* **Short task**
Scan the data for "this" and copy the lines it appears in.

* **Extracted data**
┌────────
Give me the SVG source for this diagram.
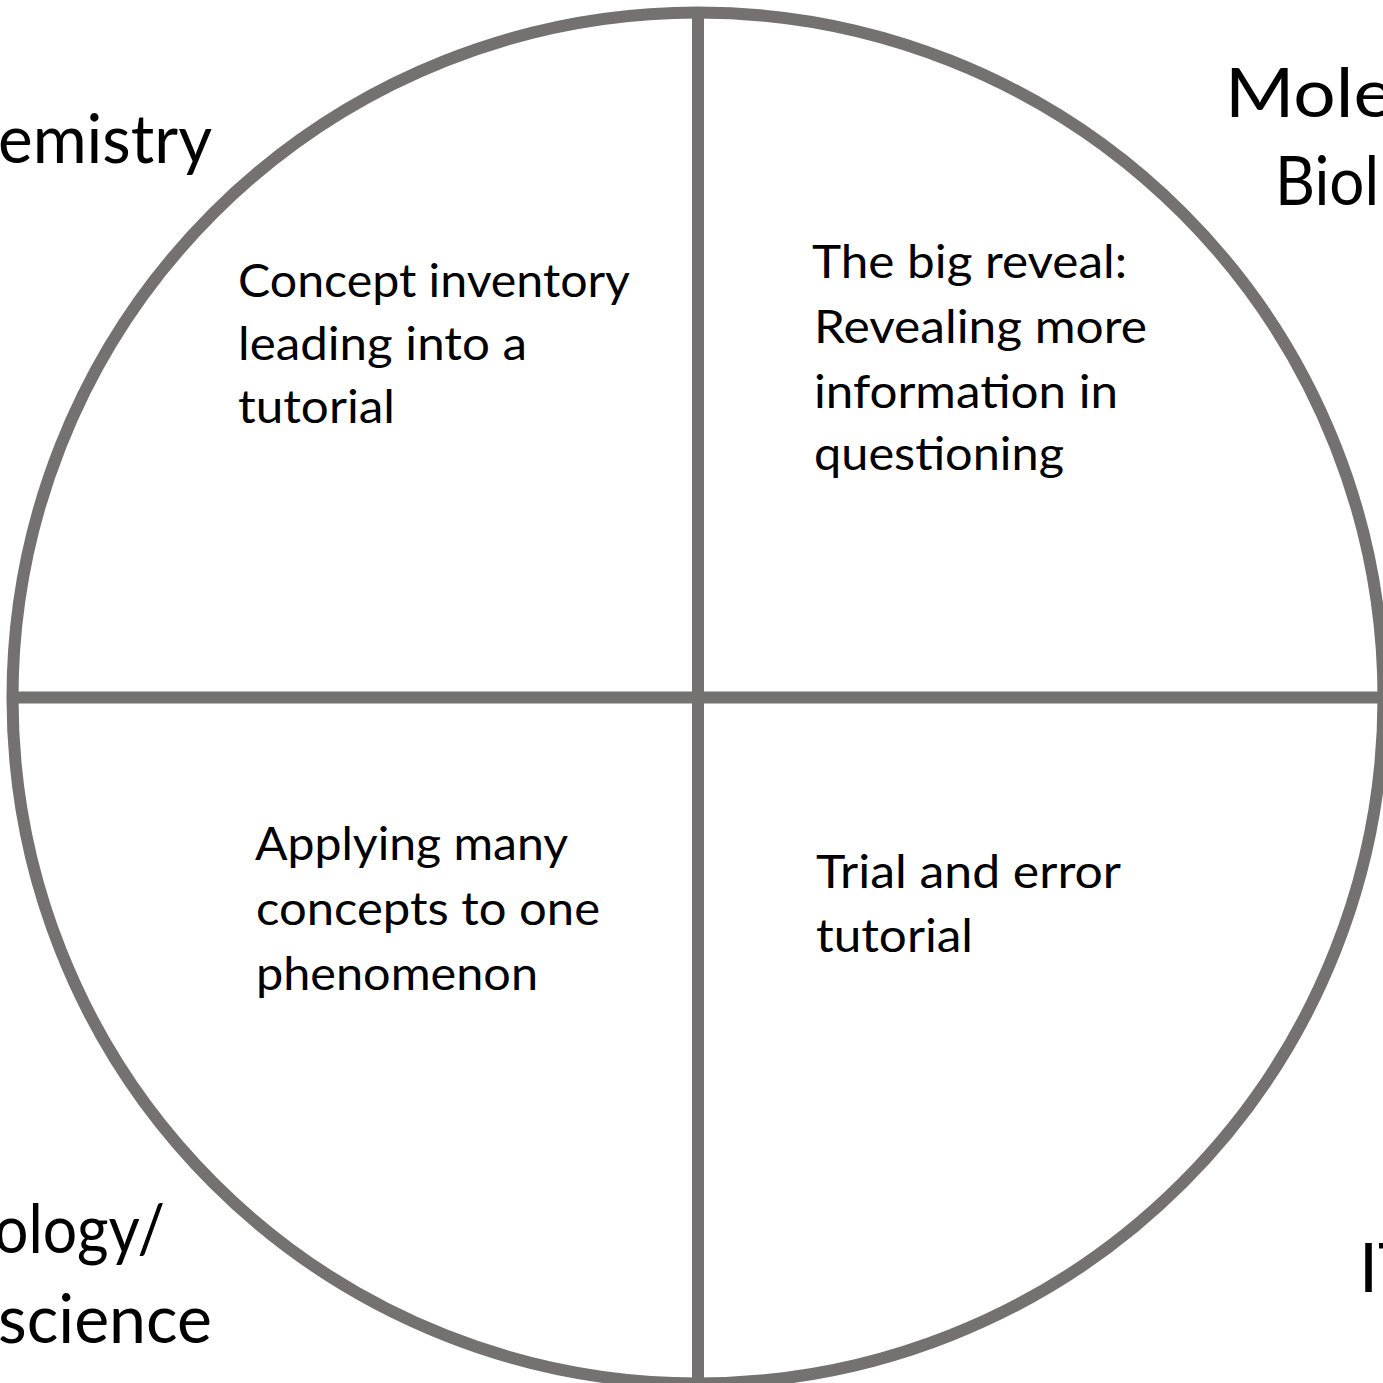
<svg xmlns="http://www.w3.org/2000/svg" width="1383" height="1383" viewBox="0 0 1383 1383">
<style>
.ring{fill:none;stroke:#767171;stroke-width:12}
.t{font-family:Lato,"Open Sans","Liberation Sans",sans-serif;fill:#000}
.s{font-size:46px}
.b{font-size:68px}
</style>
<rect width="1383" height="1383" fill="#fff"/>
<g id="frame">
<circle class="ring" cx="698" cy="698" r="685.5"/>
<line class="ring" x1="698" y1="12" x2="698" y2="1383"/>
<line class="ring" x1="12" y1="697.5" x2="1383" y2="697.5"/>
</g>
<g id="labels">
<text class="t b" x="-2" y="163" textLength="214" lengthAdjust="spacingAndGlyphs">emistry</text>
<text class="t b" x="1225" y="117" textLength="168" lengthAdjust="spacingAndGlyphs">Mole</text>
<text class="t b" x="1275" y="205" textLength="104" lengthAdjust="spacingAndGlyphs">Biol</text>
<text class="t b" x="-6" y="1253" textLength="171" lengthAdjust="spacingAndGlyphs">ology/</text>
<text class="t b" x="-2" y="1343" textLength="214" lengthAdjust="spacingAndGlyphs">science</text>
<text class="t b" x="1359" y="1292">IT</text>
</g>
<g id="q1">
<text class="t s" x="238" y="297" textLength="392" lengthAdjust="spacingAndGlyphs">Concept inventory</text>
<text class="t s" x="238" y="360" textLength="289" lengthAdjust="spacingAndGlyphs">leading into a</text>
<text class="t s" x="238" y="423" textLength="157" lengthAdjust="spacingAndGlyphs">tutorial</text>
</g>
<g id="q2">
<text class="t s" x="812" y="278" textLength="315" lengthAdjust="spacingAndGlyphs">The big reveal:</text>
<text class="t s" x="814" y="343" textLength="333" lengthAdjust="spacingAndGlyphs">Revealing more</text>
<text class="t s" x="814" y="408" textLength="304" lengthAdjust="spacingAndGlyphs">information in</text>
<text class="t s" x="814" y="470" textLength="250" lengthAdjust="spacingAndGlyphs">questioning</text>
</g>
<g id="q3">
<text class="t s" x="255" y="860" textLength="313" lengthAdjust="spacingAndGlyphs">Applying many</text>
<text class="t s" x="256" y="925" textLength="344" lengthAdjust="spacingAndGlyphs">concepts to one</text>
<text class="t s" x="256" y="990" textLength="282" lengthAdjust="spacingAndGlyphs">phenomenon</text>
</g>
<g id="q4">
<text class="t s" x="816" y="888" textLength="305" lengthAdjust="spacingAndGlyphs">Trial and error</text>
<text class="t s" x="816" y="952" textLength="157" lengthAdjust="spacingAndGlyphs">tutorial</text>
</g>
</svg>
└────────
┌────────
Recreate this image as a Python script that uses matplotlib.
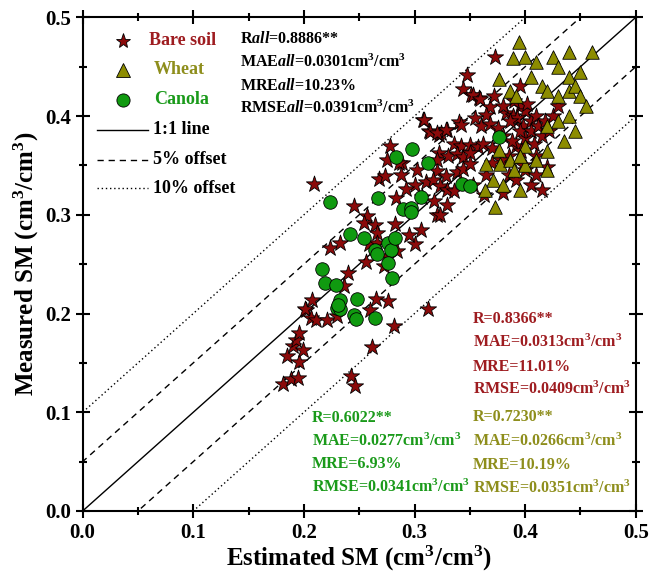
└────────
* **Exercise solution**
Give me the SVG source for this diagram.
Recreate this image as a Python script that uses matplotlib.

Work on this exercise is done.